「アトミック・ボックス」(池澤夏樹著、毎日新聞社、2014年)
池澤夏樹さんは、倫理と舟の作家だなあ、と思いました。この小説を読んで。別の作品も思い出して。これは、前作の「双頭の船」と並んで、ポスト3・11文学だなあ、とも。前作が岩手・宮城編なら、これは、福島編とも思えます。両者に共通するのは、ここからあそこに渡る舟。
ページを追わないではいられない、どんどん読ませる物語展開。そこに埋め込められる思想、メッセージ。両者が両立、相互補完、いや一体化。
27歳の女性社会学者、美汐(みしお)。父が死んだ。長年、漁師をしていた。けれども、それ以前の仕事は? 権力が秘密にしたがる仕事? なぜ、それを止めた? 辞めた? 父は娘に何を、何故、伝えようとした? 父は過去のある罪ゆえに自罰のための自死の手伝いを娘に頼むが、娘は? 謎が二重三重に解かれていく。
娘は追われる。行かなければならないところがある。けれども、駅も空港も高速道路も、監視カメラだらけ。携帯も電源を入れれば、たちまち居場所が知られてしまう。そこで、美汐はどうやって、目的を達成しようとするのか。
跳んだり、走ったり、国家を維持したりすることが危うくなってきた今日この頃。ぼくたちは、潜り、泳ぎ、島に生きる。
技術者は製品の行方などは考えずに、目の前の課題をこなしていけばよいのか。「工学は時として罪を犯す」(p.339)。けれども、父の師匠である漁師は言う、「頭じゃない、身体だ」(p.347)。海での毎日の体験は、工学とは違う種類の知性が人間にはあることを教えてくれる。
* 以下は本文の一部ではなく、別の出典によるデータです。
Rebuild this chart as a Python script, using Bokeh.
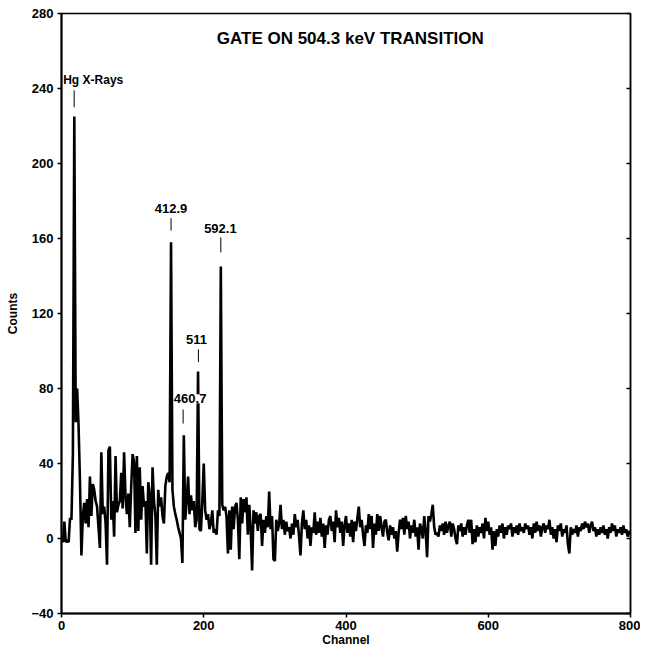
from bokeh.plotting import figure
from bokeh.models import Label, FixedTicker, LinearAxis, Range1d
from bokeh.embed import file_html
from bokeh.resources import INLINE

# Channel numbers (every second channel) and counts
channels = list(range(0, 801, 2))
counts = (
    [0, -2, 9, -2, -1, -2, 11, 10, 45, 225, 62, 80, 60, 30, -9, 12, 19, 8, 21, 6]          # 0-38
    + [33, 12, 29, 26, 20, 17, 6, -5, 46, 13, 17, 8, -14, 47, 49, 10, 20, 1, 44, 14]      # 40-78
    + [18, 20, 35, 16, 46, 22, 13, 24, 6, 28, 45, 41, 3, 44, 4, 38, 10, 28, 17, 20]       # 80-118
    + [-8, 30, 24, -14, 38, 20, 12, -14, 26, 17, 22, 12, 8, 28, 33, 35, 30, 158, 26, 17]  # 120-158
    + [13, 10, 6, 3, 0, -13, 55, 10, 20, 33, 13, 23, 15, 20, 6, 10, 89, 5, 4, 20]         # 160-198
    + [40, 15, 10, 13, 5, 8, 15, 3, 5, 2, 15, 12, 145, 18, 15, 17, 12, -8, 15, -6]        # 200-238
    + [17, 5, 17, 19, 10, -11, 22, 8, 21, 14, 22, 2, 18, 5, -17, 15, 8, 14, 4, 12]        # 240-278
    + [13, -4, 10, 3, 12, 6, 25, 5, 12, -11, -12, 10, 4, 8, 18, 5, 10, 2, 9, 4]           # 280-318
    + [6, 0, 8, 2, 13, 6, 10, 1, -9, 8, 15, 5, 10, 0, 7, -4, 6, 3, 14, 2]                 # 320-358
    + [9, 3, 11, 1, 8, -5, 7, 2, 10, 12, 4, 9, -2, 15, 6, 11, 3, 9, -4, 7]                # 360-398
    + [12, 3, 8, 1, 10, -2, 9, 4, 11, 17, 6, 10, 2, -4, 7, 3, 13, 5, 12, -5]              # 400-438
    + [8, 2, 13, 4, 12, 6, 1, 9, 10, 3, -1, 7, 2, 6, 0, 4, -7, 3, 10, 5]                  # 440-478
    + [11, 2, 12, 5, 9, 0, 7, 3, 10, 1, 6, -6, 8, 5, 0, 12, 4, -10, 12, 9]                # 480-518
    + [13, 18, 6, 2, 3, 1, 7, 4, 8, 2, 9, 3, 7, 9, 1, 8, 5, 0, -3, 7]                     # 520-558
    + [4, 8, 1, 6, 2, 7, 10, 3, 10, -3, 5, -2, 7, 1, 6, 3, 8, 0, 11, 4]                   # 560-598
    + [9, 2, 6, -6, 4, -4, 5, 1, 7, 3, 8, 0, 6, 2, 7, 5, 8, 1, 6, 3]                      # 600-638
    + [7, 2, 8, 4, 6, 3, 8, 5, 7, 2, 6, 0, 8, 3, 9, 4, 7, 1, 6, 8]                        # 640-678
    + [3, 7, 5, 10, 2, 6, 0, 5, -2, 7, 4, 8, 1, 5, 3, 7, -3, -8, 6, 2]                    # 680-718
    + [5, 3, 7, 1, 6, 4, 8, 5, 9, 6, 8, 3, 7, 9, 4, 6, 1, 5, 2, 6]                        # 720-758
    + [3, 7, 2, 5, 0, 6, 3, 8, 4, 7, 1, 5, 3, 6, 2, 7, 3, 5, 1, 4, 2]                     # 760-800
)

# Peak annotations
peak_labels = ["412.9", "592.1", "511", "460.7"]
peak_label_x = [154, 223.4, 189.7, 180.8]
peak_label_y = [176, 165.5, 106, 74.5]
marker_x = [17.8, 154, 224, 192.5, 171]
marker_y0 = [230, 164.2, 152.6, 94.1, 61.3]
marker_y1 = [239, 170.8, 160.6, 100.9, 68.8]

y_ticks = [-40, 0, 40, 80, 120, 160, 200, 240, 280]
x_ticks = [0, 200, 400, 600, 800]

FONT = "Liberation Sans"

p = figure(width=640, height=649, output_backend="svg", toolbar_location=None,
           x_range=Range1d(0, 800), y_range=Range1d(-40, 280),
           min_border_left=61, min_border_right=10, min_border_top=13, min_border_bottom=36)
p.background_fill_color = "white"
p.border_fill_color = "white"
p.outline_line_color = "black"
p.outline_line_width = 1.5
p.xgrid.visible = False
p.ygrid.visible = False

p.line(channels, counts, line_color="black", line_width=2.6)
p.segment(x0=marker_x, y0=marker_y0, x1=marker_x, y1=marker_y1,
          line_color="black", line_width=1)

for ax in (p.xaxis[0], p.yaxis[0]):
    ax.axis_line_width = 2
    ax.axis_line_color = "black"
    ax.major_tick_line_width = 1.5
    ax.major_tick_out = 4
    ax.major_tick_in = 0
    ax.minor_tick_line_color = None
    ax.major_label_text_font = FONT
    ax.major_label_text_font_style = "bold"
    ax.major_label_text_font_size = "13px"
    ax.major_label_text_color = "black"
    ax.axis_label_text_font = FONT
    ax.axis_label_text_font_style = "bold"
    ax.axis_label_text_font_size = "12px"
    ax.axis_label_text_color = "black"

p.xaxis.ticker = FixedTicker(ticks=x_ticks)
p.yaxis.ticker = FixedTicker(ticks=y_ticks)
p.xaxis.axis_label = "Channel"
p.yaxis.axis_label = "Counts"
p.xaxis.major_label_standoff = 3
p.xaxis.axis_label_standoff = 0
p.yaxis.major_label_standoff = 4
p.yaxis.axis_label_standoff = 8

right = LinearAxis(ticker=FixedTicker(ticks=y_ticks), major_label_text_color=None,
                   major_tick_in=4, major_tick_out=0, minor_tick_line_color=None,
                   axis_line_width=1.5, major_tick_line_width=1.5)
p.add_layout(right, "right")

p.add_layout(Label(x=406, y=266.7, text="GATE ON 504.3 keV TRANSITION",
                   text_align="center", text_baseline="middle",
                   text_font=FONT, text_font_style="bold", text_font_size="17px",
                   text_color="black"))
p.add_layout(Label(x=2.4, y=244.4, text="Hg X-Rays", text_align="left",
                   text_baseline="middle", text_font=FONT, text_font_style="bold",
                   text_font_size="12px", text_color="black"))
for t, lx, ly in zip(peak_labels, peak_label_x, peak_label_y):
    p.add_layout(Label(x=lx, y=ly, text=t, text_align="center", text_baseline="middle",
                       text_font=FONT, text_font_style="bold", text_font_size="13px",
                       text_color="black", background_fill_color="white"))

open("out.html", "w").write(file_html(p, INLINE))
父の同僚は言う。原爆は使われる時以外は眠っているが、原発はつねに超臨界状態を維持している。その原発が事故を起こし、父は自分の「罪」をあらためて思い起こされ、また、癌にかかり、ある決断をする。
国家のいや政治家の、論理いや理屈と、個人の論理いや倫理の対決。負けるのは、勝つのは、どちら。
物語の父と娘は、池澤さんと娘さんにも重なるのだろうか。池澤さんは娘に何を託すのだろうか。
一気に読めるが、現在のテーマが幾重にも折り重なり、掘り下げられている。